Architecture Lunch Talk #3 discusses artefacts, resistance and communication
Forty-six attendees gathered for the third AREA Lunch Talk on Artistic Research. Professor Maarit Mäkelä opened the event by tracing back the need for the discussions to the SAAB report favorable to artistic research efforts at Aalto ARTS and the aims to promote, develop, and collect work emerging across practices.
The headline of the event was “Artefact”. Panu Savolainen, Professor of History of Architecture and Architectural Conservation, opened the “trigger” discussion by framing artefacts as temporal events rather than fixed objects, citing “Objects as events” and examples ranging from Cleopatra’s Needle to buildings whose components change over time. Savolainen also highlighted nonhuman agency—such as birds selecting a single wire color for nests despite alternatives—and proposed treating artefacts as active agents in research, not just subjects of study.
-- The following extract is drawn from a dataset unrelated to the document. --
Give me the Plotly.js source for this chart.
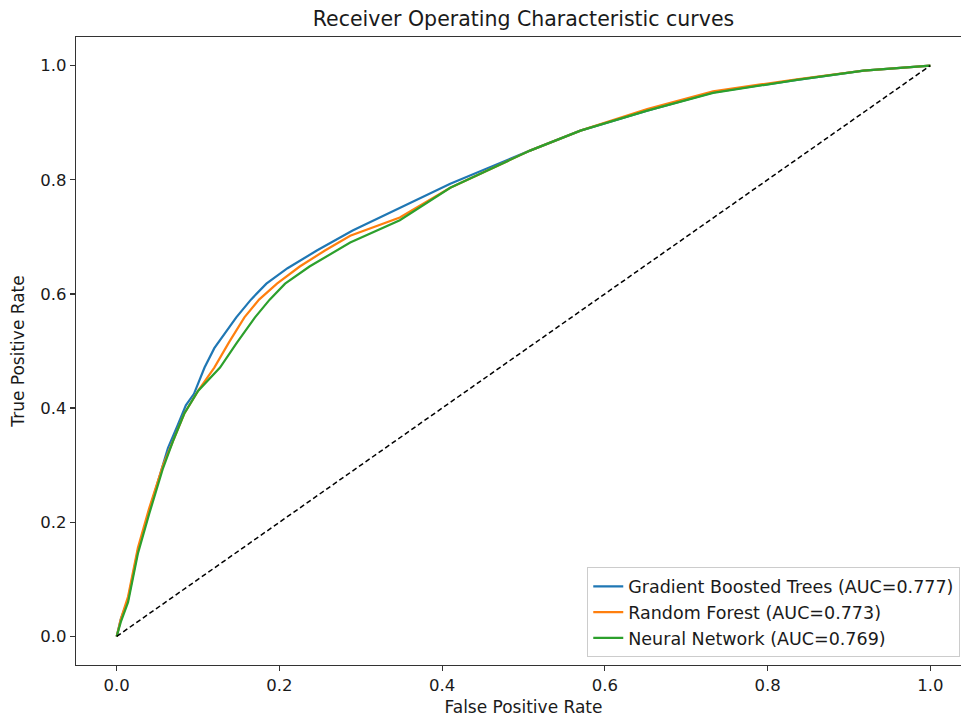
<!DOCTYPE html>
<html>
<head>
<meta charset="utf-8">
<script src="https://cdn.plot.ly/plotly-3.0.1.min.js"></script>
<style>
html,body{margin:0;padding:0;overflow:hidden;background:#fff;}
#chart{width:975px;height:722px;}
</style>
</head>
<body>
<div id="chart"></div>
<script>
var gbtFpr = [0,0.005,0.014,0.026,0.04,0.057,0.063,0.075,0.085,0.095,0.108,0.12,0.135,0.147,0.165,0.184,0.21,0.246,0.29,0.348,0.41,0.508,0.57,0.652,0.733,0.836,0.918,1];
var gbtTpr = [0,0.03,0.065,0.15,0.22,0.30,0.33,0.37,0.405,0.425,0.471,0.505,0.535,0.559,0.59,0.618,0.645,0.676,0.711,0.750,0.793,0.851,0.886,0.921,0.953,0.975,0.991,1];

var rfFpr = [0,0.005,0.014,0.026,0.04,0.057,0.07,0.083,0.1,0.12,0.138,0.157,0.175,0.197,0.225,0.256,0.287,0.348,0.41,0.508,0.57,0.652,0.733,0.836,0.918,1];
var rfTpr = [0,0.03,0.07,0.155,0.225,0.30,0.345,0.39,0.43,0.471,0.515,0.559,0.59,0.618,0.648,0.676,0.702,0.734,0.786,0.851,0.886,0.924,0.955,0.976,0.991,1];

var nnFpr = [0,0.005,0.014,0.026,0.04,0.057,0.07,0.083,0.1,0.127,0.148,0.170,0.188,0.207,0.237,0.270,0.287,0.348,0.41,0.508,0.57,0.652,0.733,0.836,0.918,1];
var nnTpr = [0,0.025,0.06,0.145,0.215,0.295,0.345,0.39,0.43,0.471,0.515,0.559,0.59,0.618,0.648,0.676,0.69,0.729,0.786,0.851,0.886,0.921,0.952,0.975,0.991,1];

var seriesNames = ["Gradient Boosted Trees (AUC=0.777)", "Random Forest (AUC=0.773)", "Neural Network (AUC=0.769)"];
var chanceX = [0, 1];
var chanceY = [0, 1];
var tickVals = [0, 0.2, 0.4, 0.6, 0.8, 1.0];
var tickText = ["0.0", "0.2", "0.4", "0.6", "0.8", "1.0"];

var font = "DejaVu Sans, sans-serif";
var txt = "#1a1a1a";
var traces = [
  {x: gbtFpr, y: gbtTpr, mode: "lines", name: seriesNames[0], line: {color: "#1f77b4", width: 2.2}},
  {x: rfFpr, y: rfTpr, mode: "lines", name: seriesNames[1], line: {color: "#ff7f0e", width: 2.2}},
  {x: nnFpr, y: nnTpr, mode: "lines", name: seriesNames[2], line: {color: "#2ca02c", width: 2.2}},
  {x: chanceX, y: chanceY, mode: "lines", showlegend: false, line: {color: "#000", width: 1.5, dash: "5px,3px"}}
];

var axisCommon = {
  showgrid: false, zeroline: false, showline: true, mirror: true,
  linecolor: "#333", linewidth: 1.2,
  ticks: "outside", ticklen: 5, tickwidth: 1.2, tickcolor: "#333",
  tickvals: tickVals, ticktext: tickText,
  tickfont: {family: font, size: 16.5, color: txt}
};

var layout = {
  width: 975, height: 722,
  margin: {l: 76, r: 4, t: 37, b: 57},
  paper_bgcolor: "#fff", plot_bgcolor: "#fff",
  font: {family: font, color: txt},
  title: {text: "Receiver Operating Characteristic curves", font: {family: font, size: 20.5, color: txt}, x: 0.5, xref: "paper", xanchor: "center", y: 0.974, yanchor: "middle"},
  xaxis: Object.assign({}, axisCommon, {range: [-0.05, 1.05], title: {text: "False Positive Rate", font: {family: font, size: 17, color: txt}, standoff: 7}}),
  yaxis: Object.assign({}, axisCommon, {range: [-0.05, 1.05], title: {text: "True Positive Rate", font: {family: font, size: 17, color: txt}, standoff: 11}}),
  showlegend: true,
  legend: {x: 0.988, xanchor: "right", y: 0.012, yanchor: "bottom", bgcolor: "rgba(255,255,255,0.9)", bordercolor: "#ccc", borderwidth: 1, font: {family: font, size: 17.5, color: txt}, tracegroupgap: 0}
};

Plotly.newPlot("chart", traces, layout, {displayModeBar: false, staticPlot: true});
</script>
</body>
</html>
Two project-driven perspectives followed. Architect and Doctoral Researcher Maiju Suomi outlined how the practice-led case study project Alusta Pavilion functions as both an artistic component and a methodology for addressing environmental and ethical questions. Suomi’s approach positions humans as part of nature and acknowledges knowledge co-production with nonhuman actors, including pollinating insects, plants, soil, and microbes. The pavilion, Suomi noted, operates less to persuade than to invite participation and reflection. Pia Fricker, Professor of Computational Design, examined immersive, data-driven computational artefacts as research, expanding the discussion into virtual and digital domains and raising questions about how “resistance” manifests in computational practice.
The panel and audience discussion begun by moderator Juuso Tervo taking up a line from Deleuze—art resists rather than communicates—to ask how research artefacts might “resist,” including in our relation to other species. Participants largely set aside debates over whether particular artefacts are “art,” focusing instead on what artefacts do within research processes. Several speakers emphasized the structural challenges of architecture—its cost, slow timelines, and dependence on large systems—and argued that small, concrete acts can reconfigure value frameworks. Demonstrations that “work,” even at limited scales, can influence definitions of better and worse and shape education, funding, and practice.
Additional contributions pointed to architectures that are not reliant on durable material artefacts, referencing Indigenous practices among Sámi and Aboriginal communities, and to research on human–microbe relations in Iceland that reveals “untapped knowledge spaces.” The environmental impact of contemporary architecture was underscored as a critical concern.
On artistic research specifically, attendees noted its methodological freedom and potential to bridge critical perspectives. The conversation leaned toward processes and actualizations over static outputs: artefacts as instruments for asking questions and building inclusive frameworks that can involve nonhuman stakeholders. Communication itself surfaced as a constraint, with participants questioning the reliance on text and language and noting that early universities functioned without buildings. The difficulty of communicating research questions beyond human audiences was raised as a challenge that may elude conventional reasoning. Several participants argued that artistic research should not be held to identical standards of accuracy as natural sciences, proposing instead a different kind of rigor—what some called “poetic precision.”
The event ended with the announcement of a new web hub for gathering and aggregating outputs and processes from across these approaches. Organizers framed it as a next step for connecting projects and researchers, enabling small-scale demonstrations to inform broader shifts in values and practices within the field.